I thought the character of Mary Kate (the one from the small Southern town) was very realistic and sympathetic. I think it was a good choice to give her this kind of "old fashioned"/homophobic background because sometimes in this genre the young protagonists can seem quite improbable because they come from a different generation than the writer. The one thing I thought was peculiar was that Mary Kate didn't even really consider for a second that she might be bisexual/pansexual. It was as if bisexuality does not exist.
I chose to read this romance because I needed just a nice story without the usual suspense or action that most of the books I read have. This book provided great introduction to the main characters while building the setting. While the characters meet you also delve in the adventure in Africa. You see the romance building on some rocky ground and blossom under the majestic setting.

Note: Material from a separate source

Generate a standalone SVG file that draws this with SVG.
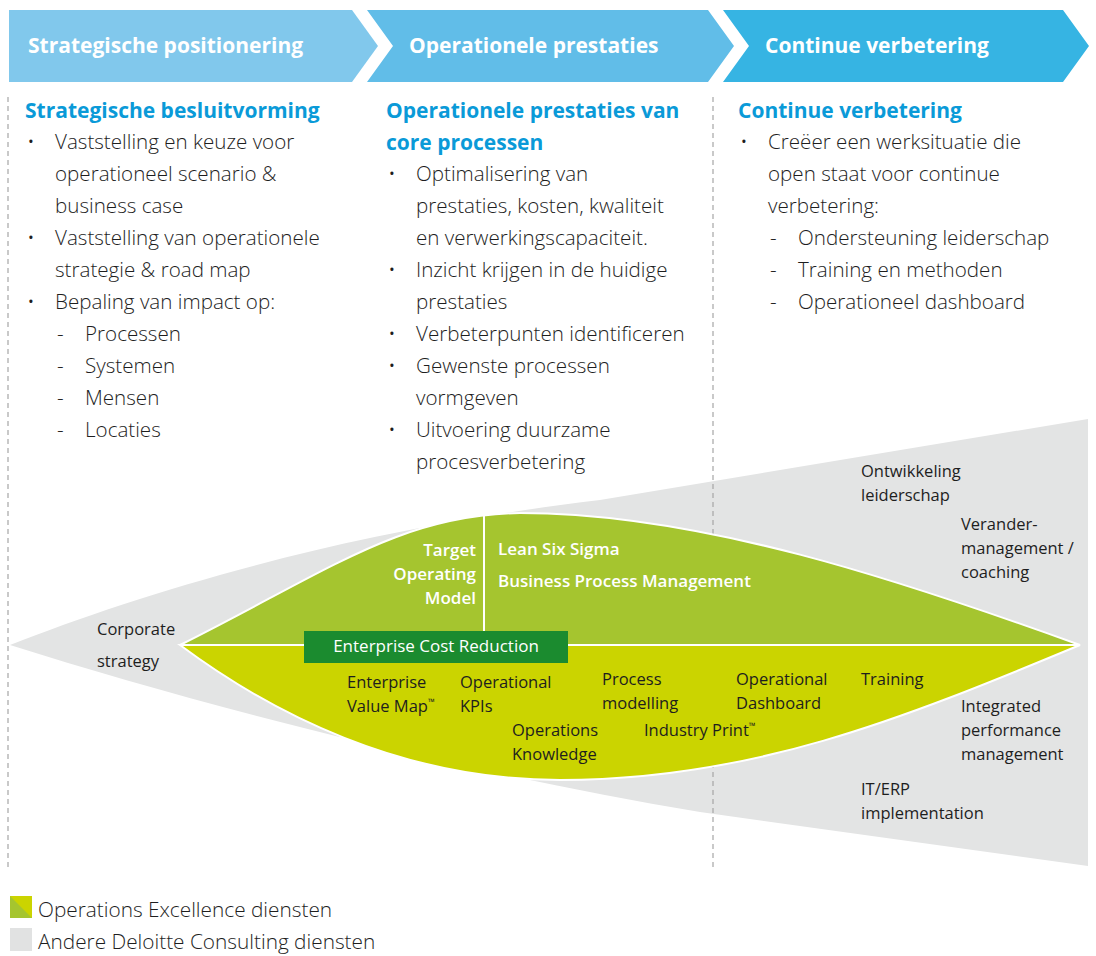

The book is written wonderfully, making it easy to read and follow. Everything flows well throughout, keeping me interested on what happens next. I would have loved another chapter to tie everything together a bit more.
OK. So it was published in 2009 and I'm just getting to it now. These things happen. I loved this book. We watched Mary Kate face a huge physical challenge and make life altering changes. Story of courage and strength in a beautiful setting.